O PS ainda não é o PASOK por sorte. Em 2009, também venceu umas eleições a negar a “austeridade”, para depois andar de PEC em PEC. Em 2011, deixou um país arruinado, mas teve a sorte de haver uma coligação de direita que, com mais ou menos dificuldade, executou o bastante do memorando para equilibrar as contas. O PS, dispensado de ajudar, pôde fazer de cigarra da anti-austeridade, ajudado ainda pelo modo como o velho PCP e a velhinha UDP (sob o pseudónimo de BE) bloqueiam o desenvolvimento de “Syrizas” ou de “Podemos”. Mas não é difícil imaginar o PS transformado num PASOK. Basta-lhe ir às eleições de 2015 com o programa do PASOK de 2009 ou o do Syriza.
A Grécia ou Portugal não têm economias para sustentar os seus “modelos sociais”. Restam-lhes três alternativas: ou reformam a economia para competir nos mercados internacionais, que é por onde podem crescer sem engendrar dívida; ou convencem a Alemanha a pagar as contas; ou abandonam o euro e aceitam uma descida tremenda de nível de vida. Para esta última opção, não há “base social de apoio” (como a esquerda radical gosta de dizer), e é por isso que os Hollandes e os Tsipras acabam, sem querer, na lei Macron ou no elogio patético da “Alemanha hegemónica”.
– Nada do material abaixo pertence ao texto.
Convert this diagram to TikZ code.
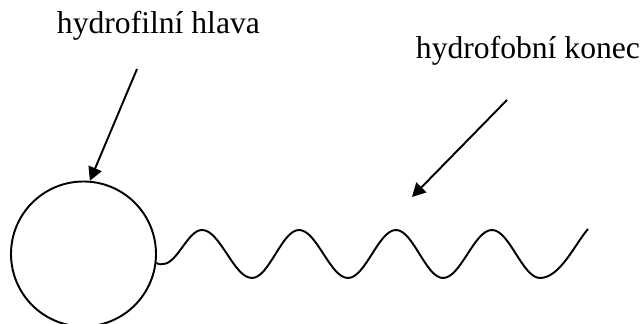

Não tem de ser assim. Como diz Jeffrey Sachs, “grandes défices e a subida do peso da dívida no PIB não têm nada de progressista”. O PS, porém, não se tem mostrado capaz de elaborar uma proposta fundada nessa constatação. Parece intimidado pelo radicalismo absurdo que tem obrigado a esquerda a deixar à direita causas como a estabilidade monetária, a liberdade de iniciativa, ou agora, em nome do politicamente correcto, até a liberdade de expressão. Costa tem medo: receia que, se admitir a conveniência do ajustamento e a necessidade de reformas, acabe por legitimar a direita e por ceder a coroa da anti-austeridade, com que espera ganhar as eleições, ao PCP e à extrema-esquerda. Mas é precisamente esse medo que pode pôr o PS na via sacra do PASOK.